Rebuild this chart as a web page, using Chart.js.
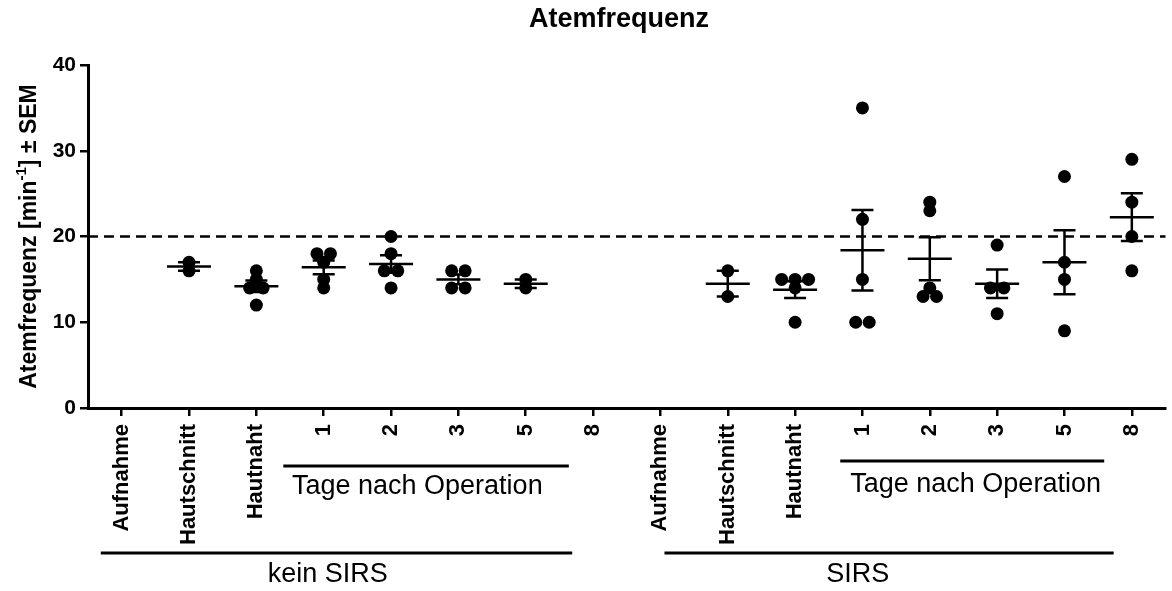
<!DOCTYPE html>
<html>
<head>
<meta charset="utf-8">
<script src="https://cdn.jsdelivr.net/npm/chart.js@4"></script>
<style>body{margin:0;background:#fff}</style>
</head>
<body>
<canvas id="chart" width="1172" height="591"></canvas>
<script>
// x categories (kein SIRS, then SIRS)
const categories = ['Aufnahme', 'Hautschnitt', 'Hautnaht', '1', '2', '3', '5', '8',
                    'Aufnahme', 'Hautschnitt', 'Hautnaht', '1', '2', '3', '5', '8'];

// single values per column
const keinSIRS = [[], [16, 17], [16, 15, 14, 14, 12], [18, 18, 17, 15, 14],
                  [20, 18, 16, 16, 14], [16, 16, 14, 14], [15, 14], []];
const sirs = [[], [16, 13], [15, 15, 15, 14, 10], [35, 22, 15, 10, 10],
              [24, 23, 14, 13, 13], [19, 14, 14, 11], [27, 17, 15, 9], [29, 24, 20, 16]];

const threshold = 20;
const yTicks = [0, 10, 20, 30, 40];

const FONT = "'Liberation Sans', Arial, sans-serif";
const columns = keinSIRS.concat(sirs);

function mean(a) { return a.reduce((s, v) => s + v, 0) / a.length; }
function sem(a) {
    const m = mean(a);
    const sd = Math.sqrt(a.reduce((s, v) => s + (v - m) ** 2, 0) / (a.length - 1));
    return sd / Math.sqrt(a.length);
}

// equal values are put side by side (like a scatter dot plot)
const points = [];
columns.forEach((vals, i) => {
    const count = {}, seen = {};
    vals.forEach(v => count[v] = (count[v] || 0) + 1);
    vals.forEach(v => {
        const k = seen[v] || 0;
        seen[v] = k + 1;
        points.push({ x: i + (k - (count[v] - 1) / 2) * 0.2, y: v });
    });
});

const extras = {
    id: 'extras',
    beforeDatasetsDraw(chart) {
        const { ctx, chartArea: a, scales: { y } } = chart;
        const py = y.getPixelForValue(threshold);
        ctx.save();
        ctx.strokeStyle = '#000';
        ctx.lineWidth = 2.5;
        ctx.setLineDash([10, 6]);
        ctx.beginPath();
        ctx.moveTo(a.left, py);
        ctx.lineTo(a.right, py);
        ctx.stroke();
        ctx.restore();
    },
    afterDatasetsDraw(chart) {
        const { ctx, scales: { x, y } } = chart;
        ctx.save();
        ctx.strokeStyle = '#000';
        ctx.lineWidth = 2.5;
        columns.forEach((vals, i) => {
            if (vals.length < 2) return;
            const m = mean(vals), e = sem(vals);
            const px = x.getPixelForValue(i);
            const hline = (v, half) => {
                const p = y.getPixelForValue(v);
                ctx.moveTo(px - half, p);
                ctx.lineTo(px + half, p);
            };
            ctx.beginPath();
            hline(m, 22);
            hline(m + e, 11);
            hline(m - e, 11);
            ctx.moveTo(px, y.getPixelForValue(m + e));
            ctx.lineTo(px, y.getPixelForValue(m - e));
            ctx.stroke();
        });
        ctx.restore();
    },
    afterDraw(chart) {
        const { ctx, chartArea: a, scales: { x } } = chart;
        ctx.save();
        ctx.fillStyle = '#000';
        ctx.strokeStyle = '#000';

        // chart title
        ctx.font = 'bold 27px ' + FONT;
        ctx.textAlign = 'center';
        ctx.textBaseline = 'middle';
        ctx.fillText('Atemfrequenz', 619, 20);

        // y axis title with superscript
        const big = 'bold 23px ' + FONT, small = 'bold 15px ' + FONT;
        const parts = [['Atemfrequenz [min', big, 0], ['-1', small, -8], ['] \u00b1 SEM', big, 0]];
        let total = 0;
        parts.forEach(p => { ctx.font = p[1]; total += ctx.measureText(p[0]).width; });
        ctx.translate(30, (a.top + a.bottom) / 2);
        ctx.rotate(-Math.PI / 2);
        ctx.textAlign = 'left';
        let cx = -total / 2;
        parts.forEach(p => {
            ctx.font = p[1];
            ctx.fillText(p[0], cx, p[2]);
            cx += ctx.measureText(p[0]).width;
        });
        ctx.setTransform(1, 0, 0, 1, 0, 0);

        // group brackets under the axis
        const brackets = [
            { from: 2.4, to: 6.64, ly: 58, text: 'Tage nach Operation', tx: 4.39, ty: 79 },
            { from: 10.67, to: 14.59, ly: 53, text: 'Tage nach Operation', tx: 12.68, ty: 77 },
            { from: -0.31, to: 6.69, ly: 145, text: 'kein SIRS', tx: 3.06, ty: 167 },
            { from: 8.06, to: 14.73, ly: 145, text: 'SIRS', tx: 10.93, ty: 167 }
        ];
        ctx.lineWidth = 3;
        ctx.font = '27px ' + FONT;
        ctx.textAlign = 'center';
        ctx.textBaseline = 'middle';
        brackets.forEach(b => {
            ctx.beginPath();
            ctx.moveTo(x.getPixelForValue(b.from), a.bottom + b.ly);
            ctx.lineTo(x.getPixelForValue(b.to), a.bottom + b.ly);
            ctx.stroke();
            ctx.fillText(b.text, x.getPixelForValue(b.tx), a.bottom + b.ty);
        });
        ctx.restore();
    }
};

new Chart(document.getElementById('chart'), {
    type: 'scatter',
    data: {
        datasets: [{
            data: points,
            pointRadius: 6.5,
            pointHoverRadius: 6.5,
            backgroundColor: '#000',
            borderWidth: 0
        }]
    },
    options: {
        responsive: false,
        animation: false,
        layout: { padding: { top: 65, right: 2, left: 0, bottom: 0 } },
        plugins: { legend: { display: false }, tooltip: { enabled: false }, title: { display: false } },
        scales: {
            x: {
                type: 'linear',
                min: -0.5,
                max: 15.5,
                afterBuildTicks: (s) => { s.ticks = categories.map((c, i) => ({ value: i })); },
                afterFit: (s) => { s.height = 183; },
                grid: { drawOnChartArea: false, color: '#000', lineWidth: 2.5, tickLength: 8 },
                border: { color: '#000', width: 3 },
                ticks: {
                    autoSkip: false,
                    minRotation: 90,
                    maxRotation: 90,
                    padding: 8,
                    color: '#000',
                    font: { family: FONT, size: 22, weight: 'bold' },
                    callback: (v, i) => categories[i]
                }
            },
            y: {
                min: 0,
                max: 40,
                afterBuildTicks: (s) => { s.ticks = yTicks.map(v => ({ value: v })); },
                afterFit: (s) => { s.width = 88; },
                grid: { drawOnChartArea: false, color: '#000', lineWidth: 2.5, tickLength: 8 },
                border: { color: '#000', width: 3 },
                ticks: {
                    padding: 4,
                    color: '#000',
                    font: { family: FONT, size: 21, weight: 'bold' }
                }
            }
        }
    },
    plugins: [extras]
});
</script>
</body>
</html>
..........
Stated problem => Give the data again exactly as written, with all pictures left out.

Reply =>
Rebuild this chart as a web page, using Chart.js.
<!DOCTYPE html>
<html>
<head>
<meta charset="utf-8">
<script src="https://cdn.jsdelivr.net/npm/chart.js@4"></script>
<style>body{margin:0;background:#fff}</style>
</head>
<body>
<canvas id="chart" width="1172" height="591"></canvas>
<script>
// x categories (kein SIRS, then SIRS)
const categories = ['Aufnahme', 'Hautschnitt', 'Hautnaht', '1', '2', '3', '5', '8',
                    'Aufnahme', 'Hautschnitt', 'Hautnaht', '1', '2', '3', '5', '8'];

// single values per column
const keinSIRS = [[], [16, 17], [16, 15, 14, 14, 12], [18, 18, 17, 15, 14],
                  [20, 18, 16, 16, 14], [16, 16, 14, 14], [15, 14], []];
const sirs = [[], [16, 13], [15, 15, 15, 14, 10], [35, 22, 15, 10, 10],
              [24, 23, 14, 13, 13], [19, 14, 14, 11], [27, 17, 15, 9], [29, 24, 20, 16]];

const threshold = 20;
const yTicks = [0, 10, 20, 30, 40];

const FONT = "'Liberation Sans', Arial, sans-serif";
const columns = keinSIRS.concat(sirs);

function mean(a) { return a.reduce((s, v) => s + v, 0) / a.length; }
function sem(a) {
    const m = mean(a);
    const sd = Math.sqrt(a.reduce((s, v) => s + (v - m) ** 2, 0) / (a.length - 1));
    return sd / Math.sqrt(a.length);
}

// equal values are put side by side (like a scatter dot plot)
const points = [];
columns.forEach((vals, i) => {
    const count = {}, seen = {};
    vals.forEach(v => count[v] = (count[v] || 0) + 1);
    vals.forEach(v => {
        const k = seen[v] || 0;
        seen[v] = k + 1;
        points.push({ x: i + (k - (count[v] - 1) / 2) * 0.2, y: v });
    });
});

const extras = {
    id: 'extras',
    beforeDatasetsDraw(chart) {
        const { ctx, chartArea: a, scales: { y } } = chart;
        const py = y.getPixelForValue(threshold);
        ctx.save();
        ctx.strokeStyle = '#000';
        ctx.lineWidth = 2.5;
        ctx.setLineDash([10, 6]);
        ctx.beginPath();
        ctx.moveTo(a.left, py);
        ctx.lineTo(a.right, py);
        ctx.stroke();
        ctx.restore();
    },
    afterDatasetsDraw(chart) {
        const { ctx, scales: { x, y } } = chart;
        ctx.save();
        ctx.strokeStyle = '#000';
        ctx.lineWidth = 2.5;
        columns.forEach((vals, i) => {
            if (vals.length < 2) return;
            const m = mean(vals), e = sem(vals);
            const px = x.getPixelForValue(i);
            const hline = (v, half) => {
                const p = y.getPixelForValue(v);
                ctx.moveTo(px - half, p);
                ctx.lineTo(px + half, p);
            };
            ctx.beginPath();
            hline(m, 22);
            hline(m + e, 11);
            hline(m - e, 11);
            ctx.moveTo(px, y.getPixelForValue(m + e));
            ctx.lineTo(px, y.getPixelForValue(m - e));
            ctx.stroke();
        });
        ctx.restore();
    },
    afterDraw(chart) {
        const { ctx, chartArea: a, scales: { x } } = chart;
        ctx.save();
        ctx.fillStyle = '#000';
        ctx.strokeStyle = '#000';

        // chart title
        ctx.font = 'bold 27px ' + FONT;
        ctx.textAlign = 'center';
        ctx.textBaseline = 'middle';
        ctx.fillText('Atemfrequenz', 619, 20);

        // y axis title with superscript
        const big = 'bold 23px ' + FONT, small = 'bold 15px ' + FONT;
        const parts = [['Atemfrequenz [min', big, 0], ['-1', small, -8], ['] \u00b1 SEM', big, 0]];
        let total = 0;
        parts.forEach(p => { ctx.font = p[1]; total += ctx.measureText(p[0]).width; });
        ctx.translate(30, (a.top + a.bottom) / 2);
        ctx.rotate(-Math.PI / 2);
        ctx.textAlign = 'left';
        let cx = -total / 2;
        parts.forEach(p => {
            ctx.font = p[1];
            ctx.fillText(p[0], cx, p[2]);
            cx += ctx.measureText(p[0]).width;
        });
        ctx.setTransform(1, 0, 0, 1, 0, 0);

        // group brackets under the axis
        const brackets = [
            { from: 2.4, to: 6.64, ly: 58, text: 'Tage nach Operation', tx: 4.39, ty: 79 },
            { from: 10.67, to: 14.59, ly: 53, text: 'Tage nach Operation', tx: 12.68, ty: 77 },
            { from: -0.31, to: 6.69, ly: 145, text: 'kein SIRS', tx: 3.06, ty: 167 },
            { from: 8.06, to: 14.73, ly: 145, text: 'SIRS', tx: 10.93, ty: 167 }
        ];
        ctx.lineWidth = 3;
        ctx.font = '27px ' + FONT;
        ctx.textAlign = 'center';
        ctx.textBaseline = 'middle';
        brackets.forEach(b => {
            ctx.beginPath();
            ctx.moveTo(x.getPixelForValue(b.from), a.bottom + b.ly);
            ctx.lineTo(x.getPixelForValue(b.to), a.bottom + b.ly);
            ctx.stroke();
            ctx.fillText(b.text, x.getPixelForValue(b.tx), a.bottom + b.ty);
        });
        ctx.restore();
    }
};

new Chart(document.getElementById('chart'), {
    type: 'scatter',
    data: {
        datasets: [{
            data: points,
            pointRadius: 6.5,
            pointHoverRadius: 6.5,
            backgroundColor: '#000',
            borderWidth: 0
        }]
    },
    options: {
        responsive: false,
        animation: false,
        layout: { padding: { top: 65, right: 2, left: 0, bottom: 0 } },
        plugins: { legend: { display: false }, tooltip: { enabled: false }, title: { display: false } },
        scales: {
            x: {
                type: 'linear',
                min: -0.5,
                max: 15.5,
                afterBuildTicks: (s) => { s.ticks = categories.map((c, i) => ({ value: i })); },
                afterFit: (s) => { s.height = 183; },
                grid: { drawOnChartArea: false, color: '#000', lineWidth: 2.5, tickLength: 8 },
                border: { color: '#000', width: 3 },
                ticks: {
                    autoSkip: false,
                    minRotation: 90,
                    maxRotation: 90,
                    padding: 8,
                    color: '#000',
                    font: { family: FONT, size: 22, weight: 'bold' },
                    callback: (v, i) => categories[i]
                }
            },
            y: {
                min: 0,
                max: 40,
                afterBuildTicks: (s) => { s.ticks = yTicks.map(v => ({ value: v })); },
                afterFit: (s) => { s.width = 88; },
                grid: { drawOnChartArea: false, color: '#000', lineWidth: 2.5, tickLength: 8 },
                border: { color: '#000', width: 3 },
                ticks: {
                    padding: 4,
                    color: '#000',
                    font: { family: FONT, size: 21, weight: 'bold' }
                }
            }
        }
    },
    plugins: [extras]
});
</script>
</body>
</html>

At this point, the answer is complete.